**Task statement**
Pictures excluded, return the lines below from the first through the line holding "import matplotlib.pyplot as plt".

☆ ☆ ☆ ☆

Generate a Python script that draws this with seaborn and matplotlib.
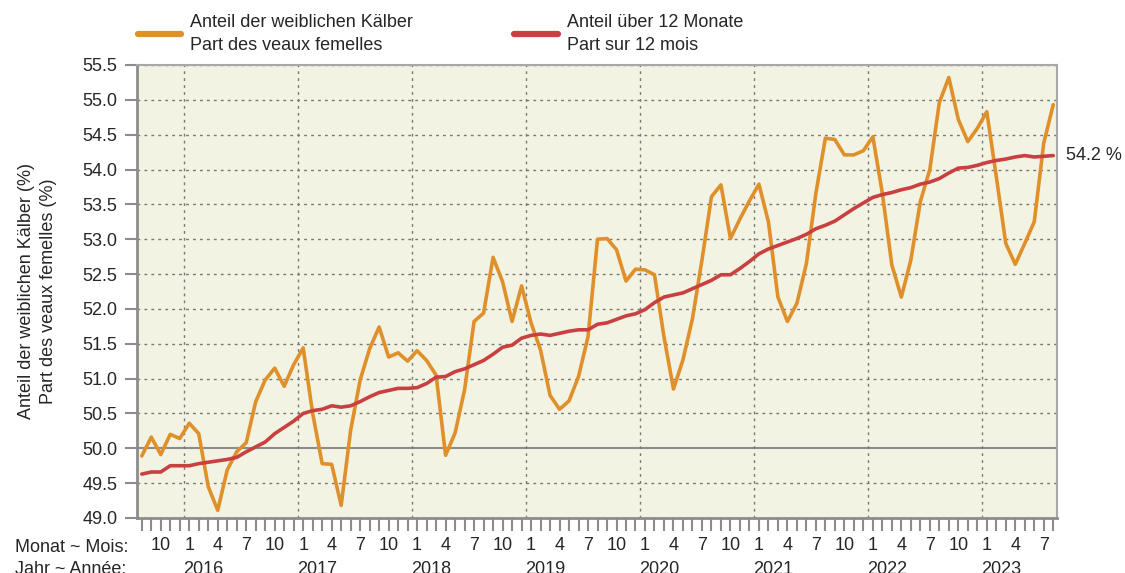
import numpy as np
import pandas as pd
import seaborn as sns
import matplotlib.pyplot as plt

# Share of female calves, monthly from Aug 2015 to Aug 2023
start_year, start_month = 2015, 8
share_female = [49.89, 50.16, 49.91, 50.20, 50.14, 50.36, 50.21, 49.45, 49.11, 49.69,
                49.95, 50.08, 50.67, 50.98, 51.15, 50.89, 51.20, 51.44, 50.50, 49.78,
                49.77, 49.18, 50.26, 50.98, 51.43, 51.74, 51.31, 51.37, 51.25, 51.40,
                51.26, 51.05, 49.90, 50.22, 50.84, 51.82, 51.94, 52.74, 52.39, 51.82,
                52.33, 51.80, 51.41, 50.76, 50.56, 50.68, 51.03, 51.60, 53.00, 53.01,
                52.85, 52.40, 52.57, 52.56, 52.49, 51.60, 50.85, 51.27, 51.86, 52.70,
                53.61, 53.78, 53.01, 53.29, 53.55, 53.79, 53.25, 52.17, 51.82, 52.08,
                52.65, 53.66, 54.45, 54.43, 54.21, 54.21, 54.27, 54.47, 53.66, 52.63,
                52.17, 52.70, 53.54, 54.00, 54.96, 55.32, 54.72, 54.40, 54.59, 54.83,
                53.90, 52.94, 52.64, 52.94, 53.25, 54.38, 54.93]
share_12m = [49.63, 49.66, 49.66, 49.75, 49.75, 49.75, 49.78, 49.80, 49.82, 49.84,
             49.87, 49.95, 50.02, 50.09, 50.21, 50.30, 50.39, 50.50, 50.54, 50.56,
             50.61, 50.59, 50.61, 50.67, 50.74, 50.80, 50.83, 50.86, 50.86, 50.87,
             50.93, 51.02, 51.03, 51.10, 51.14, 51.20, 51.26, 51.35, 51.45, 51.48,
             51.58, 51.62, 51.64, 51.62, 51.65, 51.68, 51.70, 51.70, 51.78, 51.80,
             51.85, 51.90, 51.93, 51.99, 52.09, 52.17, 52.20, 52.23, 52.29, 52.35,
             52.41, 52.49, 52.49, 52.58, 52.68, 52.79, 52.86, 52.91, 52.96, 53.01,
             53.07, 53.15, 53.20, 53.26, 53.35, 53.44, 53.52, 53.60, 53.64, 53.67,
             53.71, 53.74, 53.79, 53.82, 53.87, 53.95, 54.02, 54.03, 54.06, 54.10,
             54.13, 54.15, 54.18, 54.20, 54.18, 54.19, 54.20]
label_female = "Anteil der weiblichen Kälber\nPart des veaux femelles"
label_12m = "Anteil über 12 Monate\nPart sur 12 mois"
y_ticks = [49.0, 49.5, 50.0, 50.5, 51.0, 51.5, 52.0, 52.5, 53.0, 53.5, 54.0, 54.5, 55.0, 55.5]

n = len(share_female)
idx = np.arange(n)
months = [(start_month - 1 + k) % 12 + 1 for k in range(n)]
years = [start_year + (start_month - 1 + k) // 12 for k in range(n)]

df = pd.DataFrame({"i": idx, "female": share_female, "avg": share_12m})

# figure formatting
sns.set_style("white")
plt.rcParams['font.family'] = ['Liberation Sans', 'DejaVu Sans']
FS = 13
orange = "#E0902A"
red = "#C94040"
grey = "#8C8C8C"

fig = plt.figure(figsize=(11.25, 5.73), dpi=100)
ax = fig.add_axes([0.1218, 0.096, 0.8178, 0.7906])
ax.set_facecolor("#F3F3E3")

ax.axhline(50.0, color=grey, lw=1.5, zorder=1)
for y in y_ticks:
    if y != 50.0:
        ax.axhline(y, color="#777777", lw=1.0, ls=(0, (2, 3)), zorder=1)
for k in idx:
    if months[k] == 1:
        ax.axvline(k - 0.5, color="#777777", lw=1.0, ls=(0, (2, 3)), zorder=1)

sns.lineplot(data=df, x="i", y="female", color=orange, lw=2.6, ax=ax,
             label=label_female, zorder=3)
sns.lineplot(data=df, x="i", y="avg", color=red, lw=2.6, ax=ax,
             label=label_12m, zorder=4)

ax.set_xlim(-0.5, 96.4)
ax.set_ylim(49.0, 55.5)
ax.set_yticks(y_ticks)
ax.set_yticklabels([f"{v:.1f}" for v in y_ticks], fontsize=FS)
ax.set_xticks(idx)
ax.set_xticklabels([str(m) if m in (1, 4, 7, 10) else "" for m in months], fontsize=FS)
ax.tick_params(axis="both", length=9, width=1.5, color=grey, pad=5, left=True, bottom=True)
ax.tick_params(axis="x", pad=5)
ax.set_xlabel("")
ax.set_ylabel("Anteil der weiblichen Kälber (%)\nPart des veaux femelles (%)",
              fontsize=FS, linespacing=1.4, labelpad=18)

for s in ["left", "bottom"]:
    ax.spines[s].set_color(grey)
    ax.spines[s].set_linewidth(2)
for s in ["top", "right"]:
    ax.spines[s].set_color("#A8A8A8")
    ax.spines[s].set_linewidth(1.5)

# year labels below month labels
for k in idx:
    if months[k] == 1:
        ax.text(k + 1.5, -0.1126, str(years[k]), transform=ax.get_xaxis_transform(),
                ha="center", va="center", fontsize=FS)
fig.text(15 / 1125, 1 - 547 / 573, "Monat ~ Mois:", ha="left", va="center", fontsize=FS)
fig.text(15 / 1125, 1 - 569 / 573, "Jahr ~ Année:", ha="left", va="center", fontsize=FS)

# last value of the 12-month share
ax.annotate(f"{share_12m[-1]:.1f} %", xy=(1.0, share_12m[-1]),
            xycoords=("axes fraction", "data"), xytext=(9, 0),
            textcoords="offset pixels", ha="left", va="center", fontsize=FS,
            annotation_clip=False)

handles, labels = ax.get_legend_handles_labels()
ax.legend_.remove()
leg = fig.legend(handles, labels, loc="upper left", bbox_to_anchor=(138 / 1125, 1 - 14 / 573),
                 ncol=2, frameon=False, fontsize=FS, handlelength=2.4, handletextpad=0.5,
                 columnspacing=5.6, borderpad=0, borderaxespad=0)
for t in leg.get_texts():
    t.set_linespacing(1.45)
for line in leg.get_lines():
    line.set_linewidth(4.5)

fig.savefig("out.png", dpi=100)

☆ ☆ ☆ ☆

**Answer for the task**
Generate a Python script that draws this with seaborn and matplotlib.
import numpy as np
import pandas as pd
import seaborn as sns
import matplotlib.pyplot as plt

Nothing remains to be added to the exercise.